In days past, processor companies put the greatest focus on increasing performance by increasing the clock speed, but energy efficiency is becoming a dominant design factor in processor giant Intel’s chips as the company continues along the 2 year pace of scaling down to smaller process nodes.

That’s according to Justin Rattner, Intel’s CTO, in a keynote address at DesignCon 2006 in Santa Clara, Calif. on Monday, where he offered some insight into the company's efforts to increase the  energy efficiency of its processors. If Intel continued to scale at the current rate without addressing power issues, the results would be unacceptable, he said.

And as chips continue to scale down the company is seeing more variability among them, with frequency differences of as much as 30 percent and power leakage varying by 5 to 10 times.

In addition to the power concerns, heat is another practical issue that needs to be addressed.

“Thermal budgets are constrained by the market,” he said. “People are not willing to invest in the cooling systems needed for multi-hundred Watt processors."

Thermal environments are equally constrained on servers and desktop PCs as they are in mobile PCs, Rattner said, as end users are looking for smaller, quieter, cooler boxes for applications such as blade servers or living room-based entertainment PCs.

“We need to design our systems to fit within this set of thermal envelopes,” Rattner said.

With that in mind, Intel has developed several approaches to reduce leakage and heat.  Body bias can reduce leakage by 2 to 10 times, according to Rattner.  By using another technique, the stack effect, the company has realized between 5 and 10 times in leakage savings, although it has suffered a slight area penalty.
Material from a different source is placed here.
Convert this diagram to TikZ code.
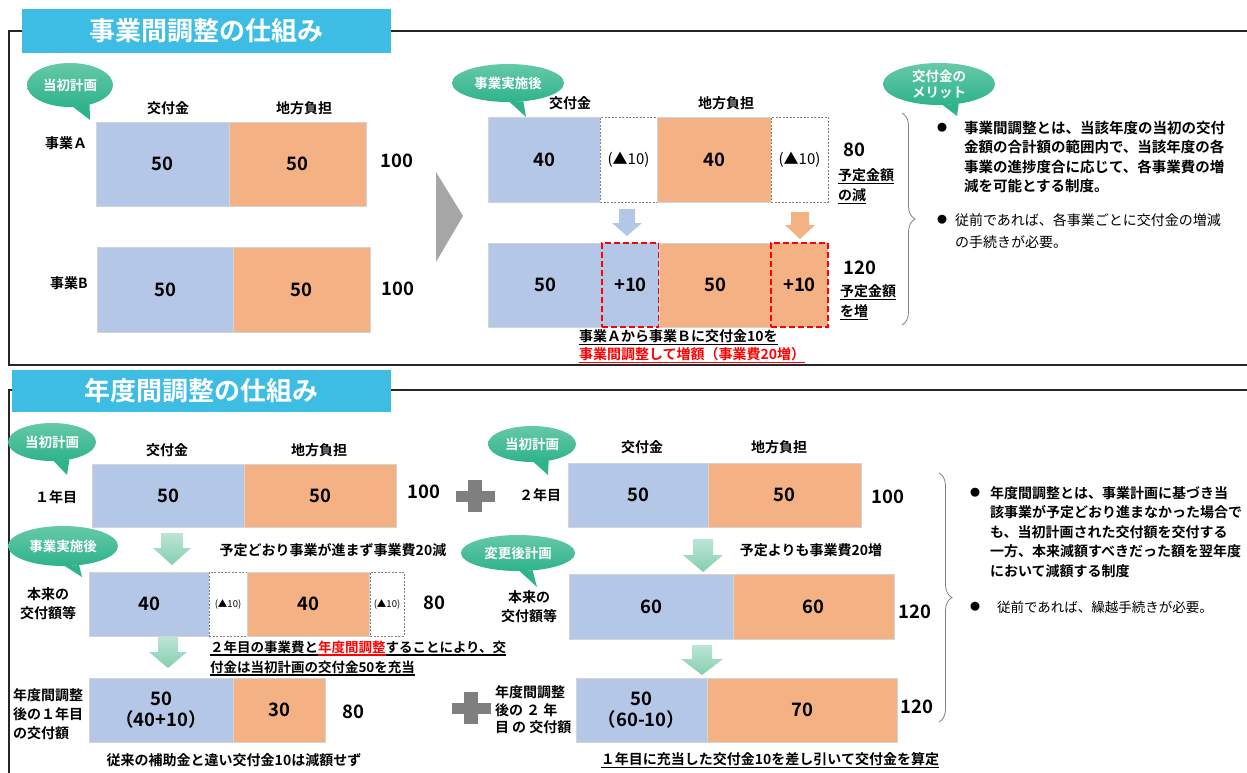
\documentclass[tikz,border=0pt]{standalone}
\usepackage{fontspec}
\setmainfont{Noto Sans CJK JP}[BoldFont={Noto Sans CJK JP Bold}]
\usetikzlibrary{shapes.geometric,decorations.pathreplacing}
\pgfdeclarelayer{bg}
\pgfsetlayers{bg,main}
\definecolor{hdr}{HTML}{3DBDE3}
\definecolor{bfill}{HTML}{B4C7E7}
\definecolor{ofill}{HTML}{F4B183}
\definecolor{bubtop}{HTML}{66C9A7}
\definecolor{bubbot}{HTML}{2EB38B}
\definecolor{arrtop}{HTML}{BCE5D4}
\definecolor{arrbot}{HTML}{84CFB0}
\definecolor{plusg}{HTML}{7F7F7F}
\definecolor{chev}{HTML}{A6A6A6}
\definecolor{boxln}{HTML}{D4D4D4}
\newsavebox\ulbox
\newcommand\myul[1]{\sbox\ulbox{#1}\rlap{\rule[-3.5pt]{\wd\ulbox}{1.1pt}}\usebox\ulbox}
\newcommand{\bx}[7]{\node[#2, minimum width={(#5-#3)*1pt}, minimum height={(#6-#4)*1pt}, anchor=north west] (#1) at (#3,#4) {#7};}
\newcommand{\DArrow}[7]{\path[#1] ({#2-#5/2},#3) -- ({#2+#5/2},#3) -- ({#2+#5/2},{#4-#7}) -- ({#2+#6/2},{#4-#7}) -- (#2,#4) -- ({#2-#6/2},{#4-#7}) -- ({#2-#5/2},{#4-#7}) -- cycle;}
\newcommand{\Plus}[2]{\fill[plusg] ({#1-19.5},{#2-5.5}) rectangle ({#1+19.5},{#2+5.5}); \fill[plusg] ({#1-7},{#2-16}) rectangle ({#1+7},{#2+16});}
\newcommand{\Tail}[4]{\begin{pgfonlayer}{bg}\fill[bubbot] (#1.#2) -- #4 -- (#1.#3) -- cycle;\end{pgfonlayer}}
\tikzset{
 every node/.style={inner sep=0pt, outer sep=0pt},
 lbl/.style={font=\fontsize{14}{17}\selectfont\bfseries},
 lbl2/.style={font=\fontsize{14}{19}\selectfont\bfseries, align=center},
 num/.style={font=\fontsize{18.5}{22}\selectfont\bfseries},
 bbox/.style={draw=boxln, line width=1pt, fill=bfill, font=\fontsize{18.5}{21}\selectfont\bfseries, align=center},
 obox/.style={bbox, fill=ofill},
 dbox/.style={draw=gray, dash pattern=on 2pt off 1.5pt, line width=0.8pt, fill=white, font=\fontsize{15}{17}\selectfont},
 sdbox/.style={dbox, font=\fontsize{9.5}{11}\selectfont},
 rbox/.style={draw=red, dash pattern=on 6pt off 3pt, line width=2pt, font=\fontsize{18.5}{21}\selectfont\bfseries},
 bubble/.style={ellipse, top color=bubtop, bottom color=bubbot, text=white, font=\fontsize{13.5}{16}\selectfont\bfseries, align=center},
 title/.style={fill=hdr, text=white, font=\fontsize{26}{30}\selectfont\bfseries},
 frame/.style={line width=2pt, draw=black!85},
 brace/.style={decorate, decoration={brace, amplitude=13pt}, draw=gray, line width=0.8pt},
 greenarr/.style={top color=arrtop, bottom color=arrbot},
 bul/.style={font=\fontsize{10}{12}\selectfont},
}
\begin{document}
\begin{tikzpicture}[x=1pt,y=-1pt]
\useasboundingbox (0,0) rectangle (1247,772);
\begin{pgfonlayer}{bg}\fill[white] (0,0) rectangle (1247,772);\end{pgfonlayer}
% frames
\draw[frame] (1252,31) -- (9,31) -- (9,365) -- (1252,365);
\draw[frame] (1252,390) -- (9,390) -- (9,776);
% ===== top section =====
\node[title, minimum width=369pt, minimum height=44pt, anchor=north west] (t1) at (22,9) {事業間調整の仕組み};
\node[bubble, minimum width=86pt, minimum height=44pt] (bu1) at (70,85) {当初計画};
\Tail{bu1}{-82}{-45}{(90,120)}
\node[lbl] (h1) at (168,108) {交付金};
\node[lbl] (h2) at (304,108) {地方負担};
\node[lbl] (la) at (66,143) {事業Ａ};
\node[lbl] (lb) at (69,283) {事業B};
\bx{a1}{bbox}{96}{122}{229}{206}{50}
\bx{a2}{obox}{229}{122}{366}{206}{50}
\bx{b1}{bbox}{97}{247}{233}{332}{50}
\bx{b2}{obox}{233}{247}{370}{332}{50}
\node[num] (sa) at (397,161) {100};
\node[num] (sb) at (398,289) {100};
\fill[chev] (436,172) -- (463,216) -- (436,262) -- cycle;
\node[bubble, minimum width=112pt, minimum height=38pt] (bu2) at (508,83) {事業実施後};
\Tail{bu2}{-85}{-50}{(526,117)}
\node[lbl] (h3) at (570,103) {交付金};
\node[lbl] (h4) at (726,103) {地方負担};
\bx{c1}{bbox}{488}{117}{600}{202}{40}
\bx{c2}{dbox}{600}{117}{657}{202}{(▲10)}
\bx{c3}{obox}{657}{117}{771}{202}{40}
\bx{c4}{dbox}{771}{117}{828}{202}{(▲10)}
\DArrow{fill=bfill}{627}{209}{236}{16}{30}{13}
\DArrow{fill=ofill}{800}{212}{239}{18}{30}{14}
\bx{d1}{bbox}{488}{243}{602}{327}{50}
\bx{d2}{rbox, fill=bfill}{602}{243}{659}{327}{+10}
\bx{d3}{obox}{659}{243}{771}{327}{50}
\bx{d4}{rbox, fill=ofill}{771}{243}{828}{327}{+10}
\node[num] (r80) at (854,150) {80};
\node[lbl, anchor=west] (r1) at (838,176) {\myul{予定金額}};
\node[lbl, anchor=west] (r2) at (838,196) {\myul{の減}};
\node[num] (r120) at (860,268) {120};
\node[lbl, anchor=west] (r3) at (840,292) {\myul{予定金額}};
\node[lbl, anchor=west] (r4) at (840,312) {\myul{を増}};
\node[lbl, anchor=west] (m1) at (579,337) {\myul{事業Ａから事業Ｂに交付金10を}};
\node[lbl, anchor=west, text=red] (m2) at (579,355) {\myul{事業間調整して増額（事業費20増）}};
\draw[brace] (902,113) -- (902,325);
\node[bubble, minimum width=112pt, minimum height=42pt] (bu3) at (939,84) {交付金の\\メリット};
\Tail{bu3}{-80}{-45}{(957,116)}
\node[bul] (p1b) at (942,128) {●};
\node[font=\fontsize{14.5}{19.2}\selectfont\bfseries, anchor=west, align=left] (p1) at (964,157) {事業間調整とは、当該年度の当初の交付\\金額の合計額の範囲内で、当該年度の各\\事業の進捗度合に応じて、各事業費の増\\減を可能とする制度。};
\node[bul] (p2b) at (942,220) {●};
\node[font=\fontsize{14}{21.5}\selectfont, anchor=west, align=left] (p2) at (955,231) {従前であれば、各事業ごとに交付金の増減\\の手続きが必要。};
% ===== bottom section =====
\node[title, minimum width=379pt, minimum height=42pt, anchor=north west] (t2) at (12,370) {年度間調整の仕組み};
\node[bubble, minimum width=88pt, minimum height=38pt] (bu4) at (52,442) {当初計画};
\Tail{bu4}{-85}{-45}{(67,475)}
\node[lbl] (h5) at (167,450) {交付金};
\node[lbl] (h6) at (319,450) {地方負担};
\node[lbl] (y1) at (56,497) {１年目};
\bx{e1}{bbox}{92}{464}{244}{527}{50}
\bx{e2}{obox}{244}{464}{396}{527}{50}
\node[num] (s1) at (424,492) {100};
\Plus{475}{496}
\node[bubble, minimum width=88pt, minimum height=36pt] (bu5) at (532,444) {当初計画};
\Tail{bu5}{-85}{-45}{(548,475)}
\node[lbl] (h7) at (642,447) {交付金};
\node[lbl] (h8) at (779,447) {地方負担};
\node[lbl] (y2) at (540,495) {２年目};
\bx{f1}{bbox}{568}{463}{708}{527}{50}
\bx{f2}{obox}{708}{463}{861}{527}{50}
\node[num] (s2) at (888,497) {100};
\DArrow{greenarr}{172}{533}{565}{22}{38}{17}
\node[lbl] (g1) at (333,550) {予定どおり事業が進まず事業費20減};
\DArrow{greenarr}{703}{539}{572}{20}{40}{17}
\node[lbl] (g2) at (811,550) {予定よりも事業費20増};
\node[bubble, minimum width=110pt, minimum height=40pt] (bu6) at (63,546) {事業実施後};
\Tail{bu6}{-85}{-50}{(82,577)}
\node[lbl2] (q1) at (48,604) {本来の\\交付額等};
\bx{h1b}{bbox}{89}{572}{209}{636}{40}
\bx{h2b}{sdbox}{209}{572}{247}{636}{(▲10)}
\bx{h3b}{obox}{247}{572}{369}{636}{40}
\bx{h4b}{sdbox}{370}{572}{404}{636}{(▲10)}
\node[num] (s3) at (434,603) {80};
\node[bubble, minimum width=114pt, minimum height=36pt] (bu7) at (518,553) {変更後計画};
\Tail{bu7}{-85}{-50}{(537,587)}
\node[lbl2] (q2) at (529,607) {本来の\\交付額等};
\bx{m1b}{bbox}{569}{574}{733}{639}{60}
\bx{m2b}{obox}{733}{574}{894}{639}{60}
\node[num] (s4) at (915,612) {120};
\DArrow{greenarr}{168}{637}{668}{20}{38}{16}
\DArrow{greenarr}{702}{645}{675}{20}{42}{16}
\node[font=\fontsize{13.5}{17}\selectfont\bfseries, anchor=west] (k1) at (210,648) {\myul{２年目の事業費と}\textcolor{red}{\myul{年度間調整}}\myul{することにより、交}};
\node[font=\fontsize{13.5}{17}\selectfont\bfseries, anchor=west] (k2) at (210,668) {\myul{付金は当初計画の交付金50を充当}};
\node[lbl2, align=left, anchor=west] (q3) at (13,714) {年度間調整\\後の１年目\\の交付額};
\bx{j1}{bbox}{89}{678}{233}{742}{50\\（40+10）}
\bx{j2}{obox}{233}{678}{325}{742}{30}
\node[num] (s5) at (353,712) {80};
\node[lbl] (j3) at (234,760) {従来の補助金と違い交付金10は減額せず};
\Plus{471}{708}
\node[font=\fontsize{14}{17.5}\selectfont\bfseries, align=left, anchor=west] (q4) at (495,710) {年度間調整\\後の ２ 年\\目 の 交付額};
\bx{n1}{bbox}{576}{678}{707}{742}{50\\（60-10）}
\bx{n2}{obox}{707}{678}{897}{742}{70}
\node[num] (s6) at (917,707) {120};
\node[lbl] (n3) at (770,760) {\myul{１年目に充当した交付金10を差し引いて交付金を算定}};
\draw[brace] (939,473) -- (939,722);
\node[bul] (p3b) at (975,493) {●};
\node[font=\fontsize{14}{19.5}\selectfont\bfseries, anchor=west, align=left] (p3) at (990,532) {年度間調整とは、事業計画に基づき当\\該事業が予定どおり進まなかった場合で\\も、当初計画された交付額を交付する\\一方、本来減額すべきだった額を翌年度\\において減額する制度};
\node[bul] (p4b) at (975,607) {●};
\node[font=\fontsize{13.5}{17}\selectfont, anchor=west] (p4) at (997,607) {従前であれば、繰越手続きが必要。};
\end{tikzpicture}
\end{document}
Justin Rattner, CTO, Intel Corp.

Another technique is to use sleep transistors to shut down a block of logic.  This can mean a reduction in leakage of 2 to 1000 times, Rattner said.

And yet another approach to reduce active power makes use of running multiple power supply rails through the chip with different rails delivering different wattages.  Rattner said Intel was delivering a paper on this approach at another event, the International Solid States Circuits Conference in San Francisco this week.

The paper describes using this approach to use two different power supplies on chip, one for the cache and another for the processor core.   This approach yielded a 35 percent reduction in power without any loss of performance, Rattner said.

Other innovations, designed to create more efficient overall platforms, are focusing on voltage regulators.  The company has created a fast CMOS voltage regulator that is 97 percent efficient compared to the 75 percent efficiency that today’s “garden variety” voltage regulators deliver, according to Rattner. But while the company has put most of the voltage regulators on chip, it has unable to integrate the inductors into CMOS.

Intel is also finding more opportunities for efficiency in layout changes, said Rattner.

“We are moving from a freelance era of layout and routing,” he said.  The new approach is more akin to a sea of transistors and will look more like ASIC and SoC designs, he added.

And in keeping with its new “platformization” strategy, Intel is moving its energy efficiency efforts beyond just the processor to the other chips it sells to create a full platform.

“A lot of work is going into looking at where power is going on the rest of the platform,” Rattner said. “We are looking to engineering power savings in chipsets.